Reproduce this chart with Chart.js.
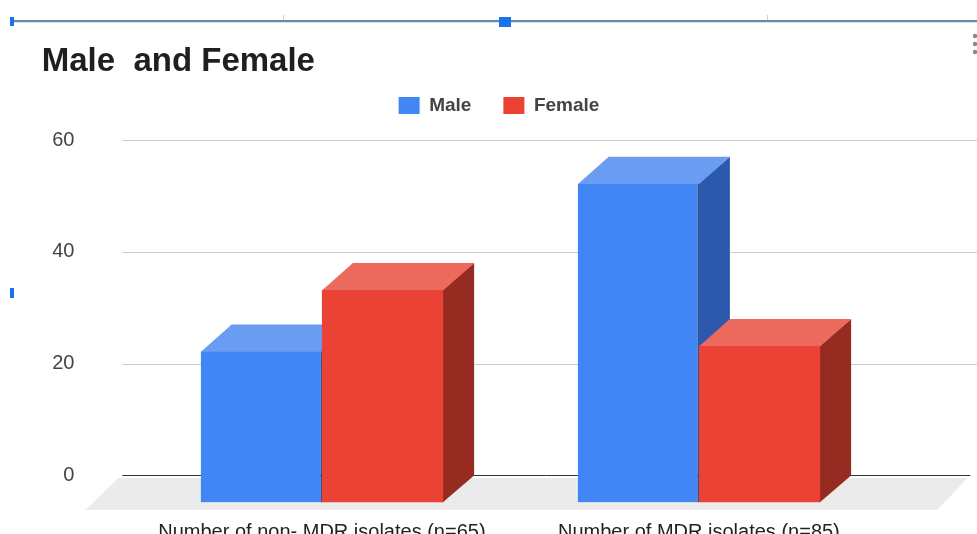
<!DOCTYPE html>
<html><head><meta charset="utf-8">
<style>html,body{margin:0;padding:0;background:#fff;overflow:hidden}canvas{display:block}</style>
<script src="https://cdn.jsdelivr.net/npm/chart.js@4.4.1/dist/chart.umd.min.js"></script>
</head><body>
<canvas id="c" width="977" height="534"></canvas>
<script>
// ---- data ----
const categories = ['Number of non- MDR isolates (n=65)', 'Number of MDR isolates (n=85)'];
const seriesNames = ['Male', 'Female'];
const maleValues = [27, 57];
const femaleValues = [38, 28];
const yTickValues = [0, 20, 40, 60];
const titleText = 'Male  and Female';

// ---- styling ----
const FONT = "'Liberation Sans', Arial, Helvetica, sans-serif";
const FRONT_MAX = 64.83;   // front-plane axis range
const DEPTH_VAL = 4.83;    // 3D depth expressed in axis units
const DX = 31;             // horizontal 3D offset
const colors = {
  Male:   {front: '#4285F4', top: '#6A9CF2', side: '#2C59AD', edge: '#23447F'},
  Female: {front: '#EA4335', top: '#EC6A5D', side: '#962B22', edge: '#EA4335'}
};

const threeD = {
  id: 'threeD',
  beforeDatasetsDraw(chart) {
    const ctx = chart.ctx, ca = chart.chartArea;
    const yb = chart.scales.yb, y = chart.scales.y;
    const back0 = yb.getPixelForValue(0), front0 = y.getPixelForValue(0);
    ctx.save();
    // floor
    ctx.fillStyle = '#EBEBEB';
    ctx.beginPath();
    ctx.moveTo(ca.left - 15, back0 + 2.5);
    ctx.lineTo(ca.right + 80, back0 + 2.5);
    ctx.lineTo(ca.right + 50, front0 + 7.5);
    ctx.lineTo(ca.left - 48, front0 + 7.5);
    ctx.closePath();
    ctx.fill();
    // gridlines on the back plane
    yTickValues.forEach(v => {
      const py = Math.round(yb.getPixelForValue(v)) + 0.5;
      ctx.strokeStyle = v === 0 ? '#333333' : '#CCCCCC';
      ctx.lineWidth = 1;
      ctx.beginPath();
      ctx.moveTo(ca.left - 11, py);
      ctx.lineTo(v === 0 ? ca.right + 83 : chart.width, py);
      ctx.stroke();
    });
    // editor decorations (selection frame of the sheet)
    ctx.fillStyle = '#6E8799';
    ctx.fillRect(12, 20, chart.width - 12, 2);
    ctx.fillStyle = '#D6E6F5';
    ctx.fillRect(12, 22, chart.width - 12, 1);
    ctx.fillStyle = '#1A73E8';
    ctx.fillRect(10, 17, 4, 9);
    ctx.fillRect(499, 17, 12, 10);
    ctx.fillRect(10, 288, 4, 10);
    ctx.fillStyle = '#CFCFCF';
    ctx.fillRect(283, 15, 1, 5);
    ctx.fillRect(767, 15, 1, 5);
    ctx.fillStyle = '#8A8A8A';
    [36, 44, 52].forEach(cy => { ctx.beginPath(); ctx.arc(975, cy, 2.2, 0, Math.PI * 2); ctx.fill(); });

    // 3D top and side faces of every bar, in series order, before the library draws the front faces
    const dy = front0 - back0;
    chart.data.datasets.forEach((ds, i) => {
      const c = colors[ds.label];
      chart.getDatasetMeta(i).data.forEach(bar => {
        const {x, y: ty, base, width} = bar.getProps(['x', 'y', 'base', 'width'], true);
        const l = x - width / 2, r = x + width / 2;
        ctx.fillStyle = c.side;
        ctx.beginPath();
        ctx.moveTo(r - 0.5, ty); ctx.lineTo(r + DX, ty - dy); ctx.lineTo(r + DX, base - dy); ctx.lineTo(r - 0.5, base);
        ctx.closePath(); ctx.fill();
        ctx.fillStyle = c.top;
        ctx.beginPath();
        ctx.moveTo(l, ty + 0.5); ctx.lineTo(l + DX, ty - dy); ctx.lineTo(r + DX, ty - dy); ctx.lineTo(r, ty + 0.5);
        ctx.closePath(); ctx.fill();
      });
    });
    ctx.restore();
  }
};

new Chart(document.getElementById('c'), {
  type: 'bar',
  data: {
    labels: categories,
    datasets: [
      {label: seriesNames[0], data: maleValues, backgroundColor: colors.Male.front, borderColor: colors.Male.edge,
       borderWidth: {top: 0, right: 1.5, bottom: 0, left: 0}, borderSkipped: false, xAxisID: 'x', yAxisID: 'y'},
      {label: seriesNames[1], data: femaleValues, backgroundColor: colors.Female.front, borderWidth: 0, xAxisID: 'x', yAxisID: 'y'}
    ]
  },
  options: {
    responsive: false,
    animation: false,
    devicePixelRatio: 1,
    events: [],
    categoryPercentage: 0.643,
    barPercentage: 1,
    layout: {padding: {left: 41.7, right: 20.7, top: 0, bottom: 0}},
    scales: {
      x: {
        type: 'category', position: 'bottom',
        grid: {display: false, drawTicks: false},
        border: {display: false},
        ticks: {padding: 18, color: '#222222', font: {family: FONT, size: 20}, maxRotation: 0, autoSkip: false},
        afterFit: s => { s.height = 31.5; s.paddingLeft = 0; s.paddingRight = 0; }
      },
      xt: {
        type: 'category', position: 'top', display: true,
        grid: {display: false, drawTicks: false},
        border: {display: false},
        ticks: {display: false},
        afterFit: s => { s.height = 15; s.paddingLeft = 0; s.paddingRight = 0; }
      },
      y: {type: 'linear', display: false, min: 0, max: FRONT_MAX},
      yb: {
        type: 'linear', position: 'left', min: -DEPTH_VAL, max: FRONT_MAX - DEPTH_VAL,
        grid: {display: false, drawTicks: false},
        border: {display: false},
        ticks: {padding: 59, color: '#444444', font: {family: FONT, size: 20}},
        afterBuildTicks: s => { s.ticks = yTickValues.map(v => ({value: v})); },
        afterFit: s => { s.width = 91.7; s.paddingTop = 0; s.paddingBottom = 0; }
      },
      yr: {
        type: 'linear', position: 'right', min: 0, max: 1,
        grid: {display: false, drawTicks: false},
        border: {display: false},
        ticks: {display: false},
        afterFit: s => { s.width = 68.9; s.paddingTop = 0; s.paddingBottom = 0; }
      }
    },
    plugins: {
      tooltip: {enabled: false},
      title: {
        display: true, text: titleText, align: 'start', color: '#1F1F1F',
        font: {family: FONT, size: 33, weight: 'bold', lineHeight: 1.2},
        padding: {top: 42.1, bottom: -17.7}
      },
      legend: {
        position: 'top', align: 'center',
        labels: {boxWidth: 21, boxHeight: 17, padding: 32, color: '#444444', font: {family: FONT, size: 19, weight: 'bold'},
          generateLabels: chart => Chart.defaults.plugins.legend.labels.generateLabels(chart).map(it => Object.assign(it, {lineWidth: 0}))}
      }
    }
  },
  plugins: [threeD]
});
</script>
</body></html>
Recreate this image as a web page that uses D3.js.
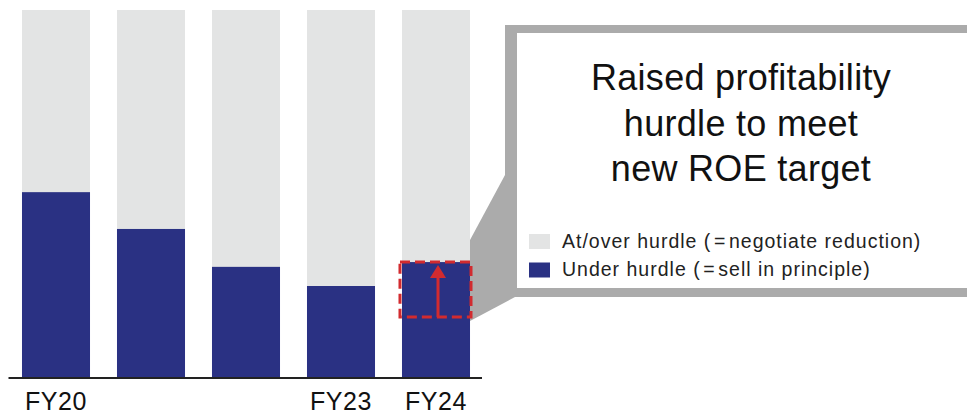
<!DOCTYPE html>
<html>
<head>
<meta charset="utf-8">
<script src="https://cdn.jsdelivr.net/npm/d3@7"></script>
<style>
  body { margin: 0; background: #fff; }
  svg { display: block; font-family: "Liberation Sans", Arial, sans-serif; }
</style>
</head>
<body>
<div id="chart"></div>
<script>
// data (% of holdings)
var years = ["FY20", "FY21", "FY22", "FY23", "FY24"];
var shownLabels = ["FY20", "FY23", "FY24"];
var underHurdle = [50.5, 40.5, 30.2, 25.0, 31.5];
var total = [100, 100, 100, 100, 100];
var oldHurdleFY24 = 16.6;   // bottom of the dashed "raised" box
var titleLines = ["Raised profitability", "hurdle to meet", "new ROE target"];
var legendLabels = ["At/over hurdle (\u200A=\u200Anegotiate reduction)", "Under hurdle (\u200A=\u200Asell in principle)"];

var W = 967, H = 414;
var grey = "#e3e4e4", navy = "#2a3183", red = "#d22b2f", frame = "#ababab";

var svg = d3.select("#chart").append("svg")
  .attr("width", W)
  .attr("height", H);

var x = d3.scaleBand()
  .domain(years)
  .range([8.5, 483.5])
  .paddingInner(0.284)
  .paddingOuter(0.142);

var y = d3.scaleLinear()
  .domain([0, 100])
  .range([378, 10]);

//grey full bars
svg.append("g").selectAll("rect")
  .data(years)
  .enter()
  .append("rect")
  .attr("x", function (d) { return x(d); })
  .attr("width", x.bandwidth())
  .attr("y", function (d, i) { return y(total[i]); })
  .attr("height", function (d, i) { return y(0) - y(total[i]); })
  .style("fill", grey);

//navy under-hurdle part
svg.append("g").selectAll("rect")
  .data(years)
  .enter()
  .append("rect")
  .attr("x", function (d) { return x(d); })
  .attr("width", x.bandwidth())
  .attr("y", function (d, i) { return y(underHurdle[i]); })
  .attr("height", function (d, i) { return y(0) - y(underHurdle[i]); })
  .style("fill", navy);

//baseline + tick labels
var xAxis = d3.axisBottom(x)
  .tickSize(0)
  .tickPadding(14)
  .tickFormat(function (d) { return shownLabels.indexOf(d) >= 0 ? d : ""; });

var ax = svg.append("g")
  .attr("transform", "translate(0," + y(0) + ")")
  .call(xAxis);
ax.select(".domain").attr("stroke", "#222").attr("stroke-width", 2)
  .attr("d", "M" + (x.range()[0]) + ",0H" + (x.range()[1] - 1.5));
ax.selectAll("text")
  .attr("dy", "0.71em")
  .style("font-size", "25px")
  .style("letter-spacing", "0.6px")
  .style("font-family", "Liberation Sans, Arial, sans-serif")
  .style("fill", "#111");

//callout box
var last = years[years.length - 1];
var bx = x(last) + x.bandwidth();
var boxL = 505, boxT = 25, boxB = 297;

svg.append("polygon")
  .attr("points", [
    [bx, y(underHurdle[4]) - 22],
    [boxL, 175],
    [boxL + 10, boxB],
    [bx, y(oldHurdleFY24) + 4]
  ].map(function (p) { return p.join(","); }).join(" "))
  .style("fill", frame);

svg.append("rect")
  .attr("x", boxL).attr("y", boxT)
  .attr("width", W - boxL + 10).attr("height", boxB - boxT)
  .style("fill", frame);
svg.append("rect")
  .attr("x", boxL + 12).attr("y", boxT + 8)
  .attr("width", W - boxL).attr("height", boxB - boxT - 17)
  .style("fill", "#fff");

svg.append("g").selectAll("text")
  .data(titleLines)
  .enter()
  .append("text")
  .attr("x", 741)
  .attr("y", function (d, i) { return 90 + i * 45.5; })
  .attr("text-anchor", "middle")
  .style("font-size", "36px")
  .style("letter-spacing", "0.3px")
  .style("fill", "#111")
  .text(function (d) { return d; });

var leg = svg.append("g").selectAll("g")
  .data(legendLabels)
  .enter()
  .append("g")
  .attr("transform", function (d, i) { return "translate(529," + (234 + i * 28.5) + ")"; });
leg.append("rect")
  .attr("width", 21).attr("height", 15)
  .style("fill", function (d, i) { return i == 0 ? grey : navy; });
leg.append("text")
  .attr("x", 33).attr("y", 13.5)
  .style("font-size", "19.5px")
  .style("letter-spacing", "1px")
  .style("fill", "#222")
  .text(function (d) { return d; });

//dashed red box showing the raised hurdle
svg.append("rect")
  .attr("x", x(last) - 2)
  .attr("y", y(underHurdle[4]))
  .attr("width", x.bandwidth() + 3)
  .attr("height", y(oldHurdleFY24) - y(underHurdle[4]))
  .style("fill", "none")
  .style("stroke", red)
  .style("stroke-width", 3)
  .style("stroke-dasharray", "10,5");

var ax5 = x(last) + x.bandwidth() / 2 + 2;
svg.append("line")
  .attr("x1", ax5).attr("x2", ax5)
  .attr("y1", y(oldHurdleFY24)).attr("y2", y(underHurdle[4]) + 14)
  .style("stroke", red)
  .style("stroke-width", 3);
svg.append("path")
  .attr("d", "M" + ax5 + "," + (y(underHurdle[4]) + 3) +
    "L" + (ax5 - 8) + "," + (y(underHurdle[4]) + 16) +
    "L" + (ax5 + 8) + "," + (y(underHurdle[4]) + 16) + "Z")
  .style("fill", red);
</script>
</body>
</html>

### EXERCISE AIM
Return exactly what appears from the opening line of the material through the line with "const titleText = 'Male", apart from the pictures.

### WRITTEN ANSWER
Reproduce this chart with Chart.js.
<!DOCTYPE html>
<html><head><meta charset="utf-8">
<style>html,body{margin:0;padding:0;background:#fff;overflow:hidden}canvas{display:block}</style>
<script src="https://cdn.jsdelivr.net/npm/chart.js@4.4.1/dist/chart.umd.min.js"></script>
</head><body>
<canvas id="c" width="977" height="534"></canvas>
<script>
// ---- data ----
const categories = ['Number of non- MDR isolates (n=65)', 'Number of MDR isolates (n=85)'];
const seriesNames = ['Male', 'Female'];
const maleValues = [27, 57];
const femaleValues = [38, 28];
const yTickValues = [0, 20, 40, 60];
const titleText = 'Male  and Female';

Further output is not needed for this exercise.